Pete Seeger digs deeper into the protest politics of Woody Guthrie’s folk anthem “This Land Is Your Land” in a previously unreleased live version of the song from 1976. The track, recorded during a show at the University of Tulsa, appears on the upcoming six-disc anthology project Pete Seeger: The Smithsonian Folkways Collection, out May 3rd.
“Woody wrote a lot of verses that did not get in the school songbooks—here’s one of them,” Seeger says over a sprightly banjo strum, leading the audience through playful collective harmonies. “In the squares of the city, by the shadow of the steeple/By the welfare office, I saw my people,” he sings. “As they stood there hungry, I stood there whistling/This land is made for you and me.”

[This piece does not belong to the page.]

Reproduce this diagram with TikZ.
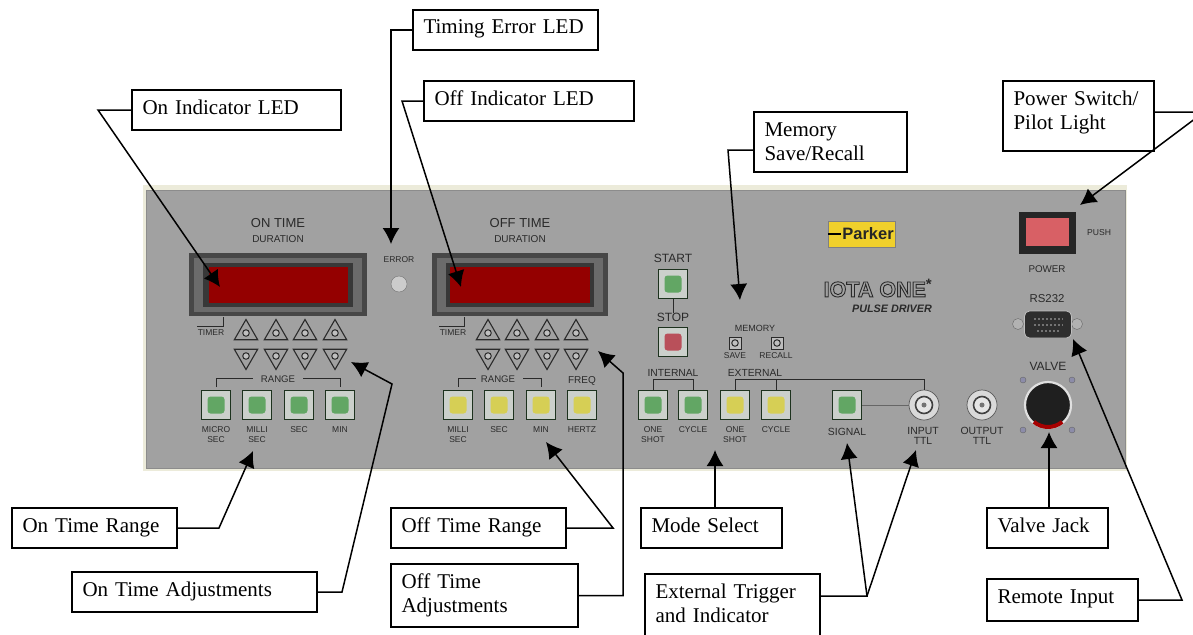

Later, he shifts the song to a Native American perspective: “This land is your land, but it once was my land/Before we sold you Manhattan Island/You pushed our nations to the reservations/This land was stole by you from me.”
Pete Seeger: The Smithsonian Folkways Collection, timed around what would have been Seeger’s 100th birthday, follows similar collections from the label celebrating Guthrie and Lead Belly. Seeger died in 2014 at age 94.
The expansive set includes 20 previously unissued recordings, including a recently shared version of “We Shall Overcome.”